Sejumlah negara sudah menyatakan minatnya untuk memiliki sistem pertahanan udara S-400 Triumf Rusia. Negara ini pun bersikap hati-hati dalam menjual mesin penghancur yang mampu melesat hingga 400 km tersebut.
Igor Sevastyanov, Kepala delegasi Rusia ke Eurosatory 2014, sebuah pameran militer internasional, kepada wartawan Rabu 17 Juni 2014 mengaku sejumlah negara memesan senjata itu. Hanya saja, Rusia belum bisa mengambil keputusan. Yang jelas, peluang untuk menjual ke negara lain tetaplah ada.
Dia menegaskan, Rusia akan meminta syarat tidak mudah bagi siapapun yang ingin memiliki sistem pertahanan udara paling canggih tersebut. Apa syaratnya? Tentu saja dia tidak mau membuka secara gamblang. Namun dia yakin tidak akan banyak negara yang mampu memenuhinya.
“Tidak begitu banyak negara siap untuk membeli sistem ini. Kami memiliki sejumlah permintaan, dan agen federal sedang mempertimbangkan mereka sangat hati-hati, “kata Sevastyanov, tanpa menyebutkan rincian lebih lanjut.
Beberapa tahun yang lalu Kementerian Pertahanan Rusia mengumumkan S-400 Triumph hanya akan diproduksi untuk kebutuhan internal negara. Sebelumnya pada bulan April, Presiden Rusia Vladimir Putin menekankan perlunya untuk meningkatkan produksi sistem rudal anti-balistik canggih untuk ekspor ke sekutu dan mitra Rusia. Penjualan meliputi S-300, S-400 dan Pantsir-S1.
S-400 Triumph adalah sistem pertahanan udara jarak menengah dan panjang. Mampu menghancurkan segala bentuk ancaman udara. Setiap sistem dapat melacak sebanyak 36 target pada waktu bersamaan dan mampu melesatkan 72 rudal. China beberapa waktu terakhir terus merayu Rusia agar bisa membeli alat ini.
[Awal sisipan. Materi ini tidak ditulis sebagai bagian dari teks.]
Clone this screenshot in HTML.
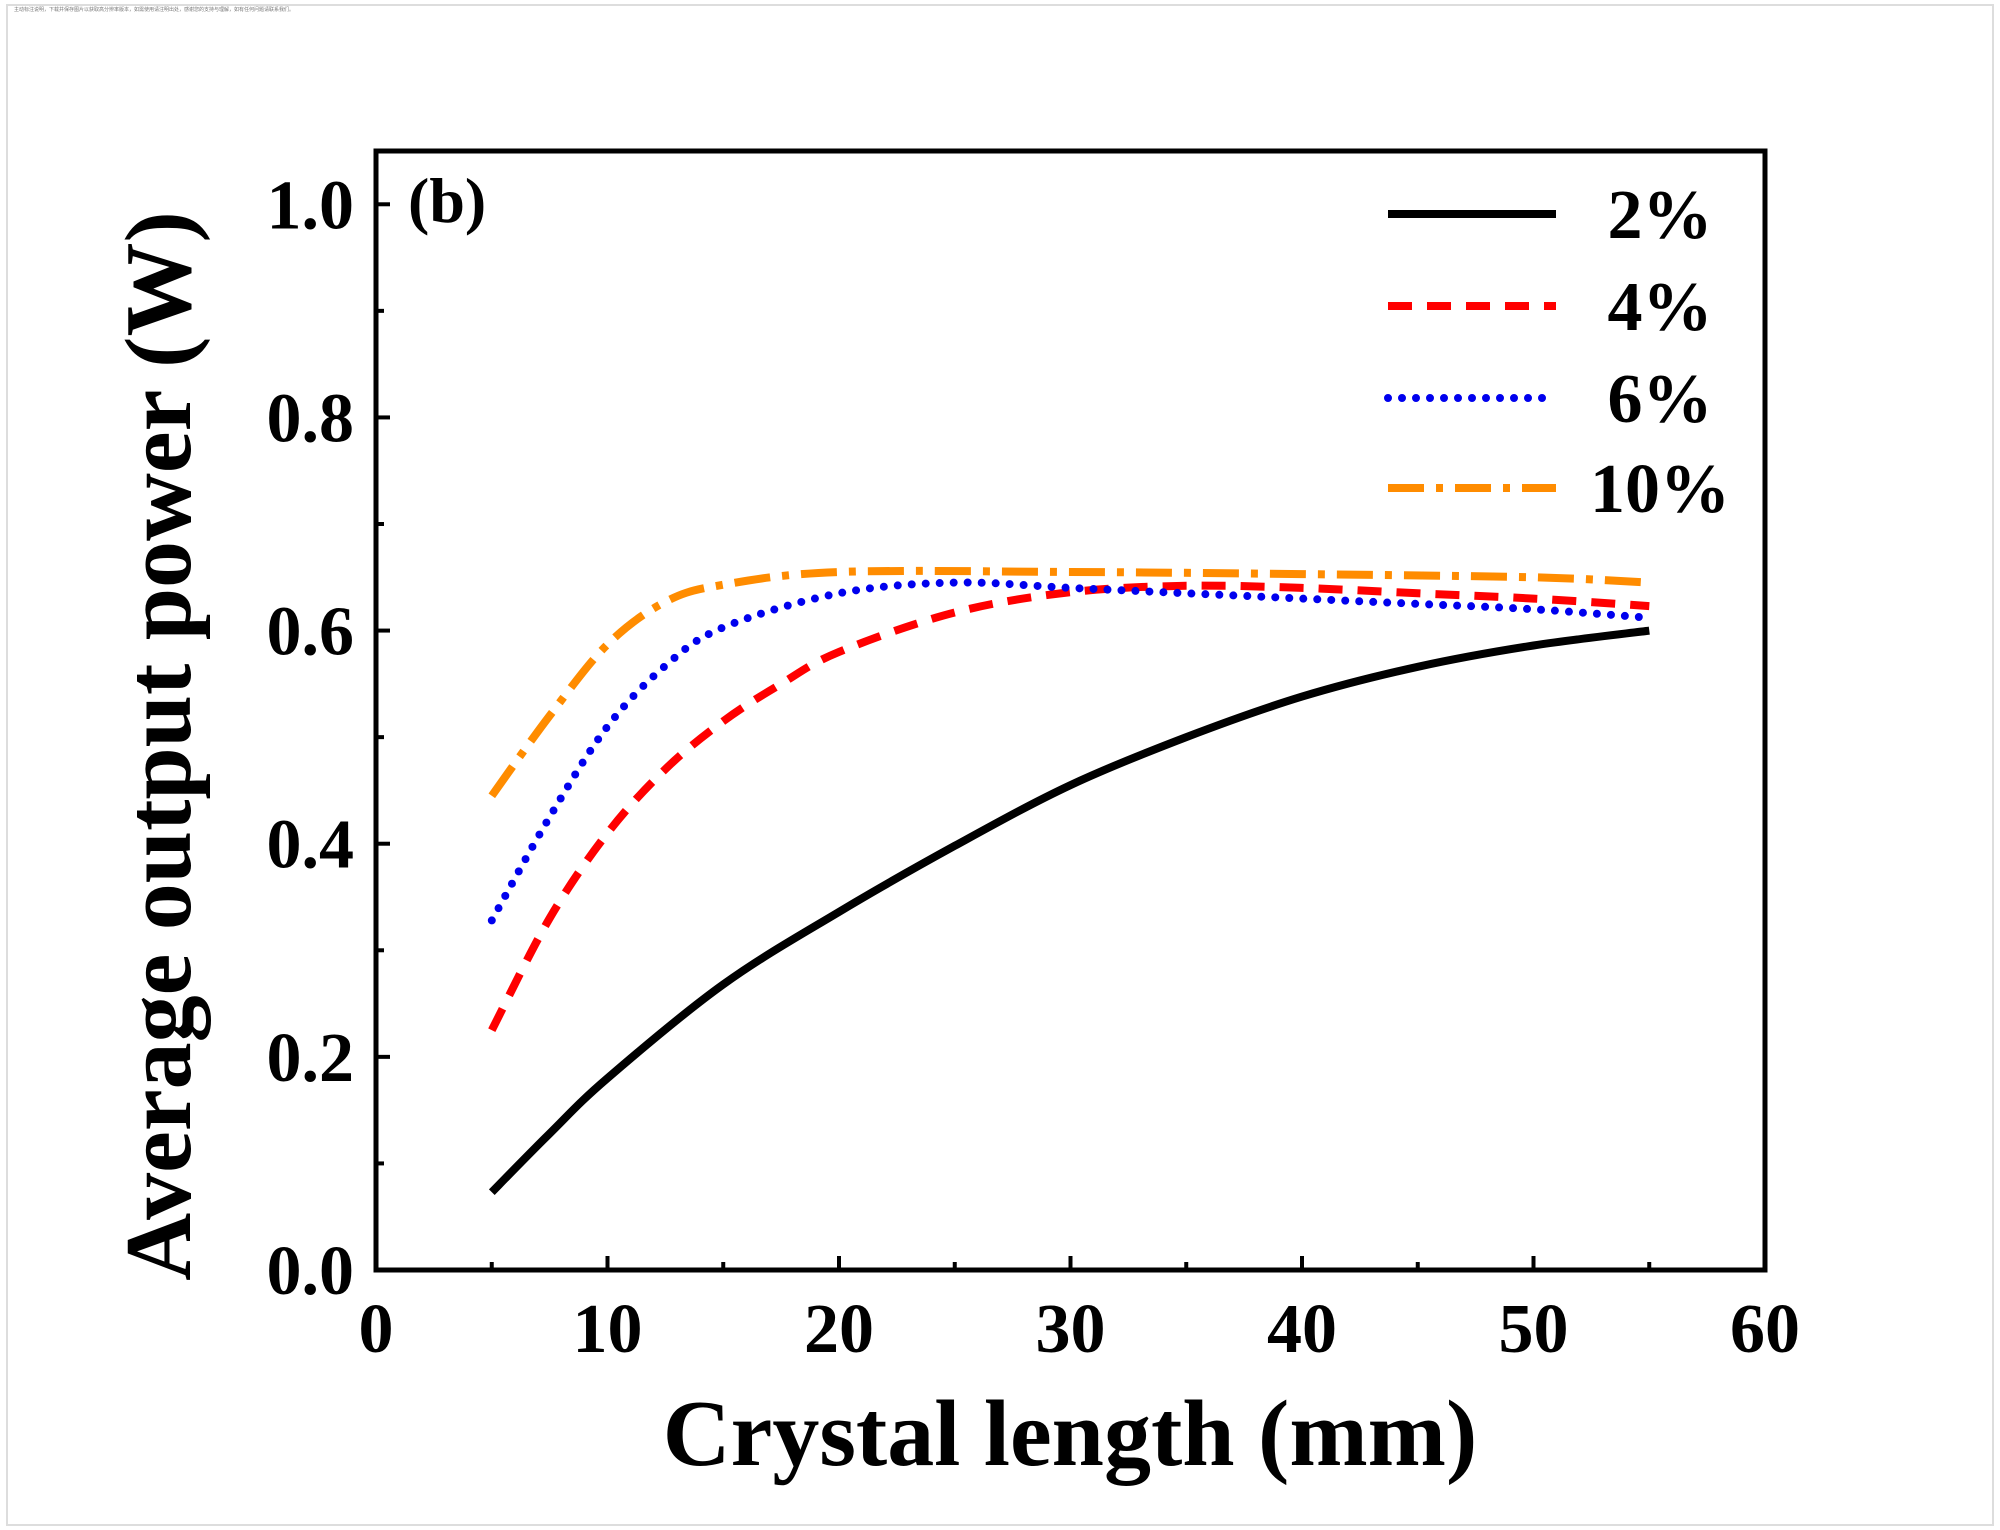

Pasalnya, setelah dianalisa kemampuan militer mereka belum aman dari serbuan F-35 yang memiliki jarak serang lebih dari 200 km.
Rusia adalah eksportir senjata terbesar kedua di dunia setelah Amerika Serikat. Pada 2013, Rusia mengekspor senjata senilai sekitar 15,7 miliar dollar Amerika. Untuk 2014 ini hingga Maret sudah ada pesanan hingga 47 miliar. Meskipun sejumlah negara menjatuhkan sanksi akibat krisis Ukraina, tampaknya hal itu tidak akan membawa pengaruh signifikan terhadap penjualan senjatanya.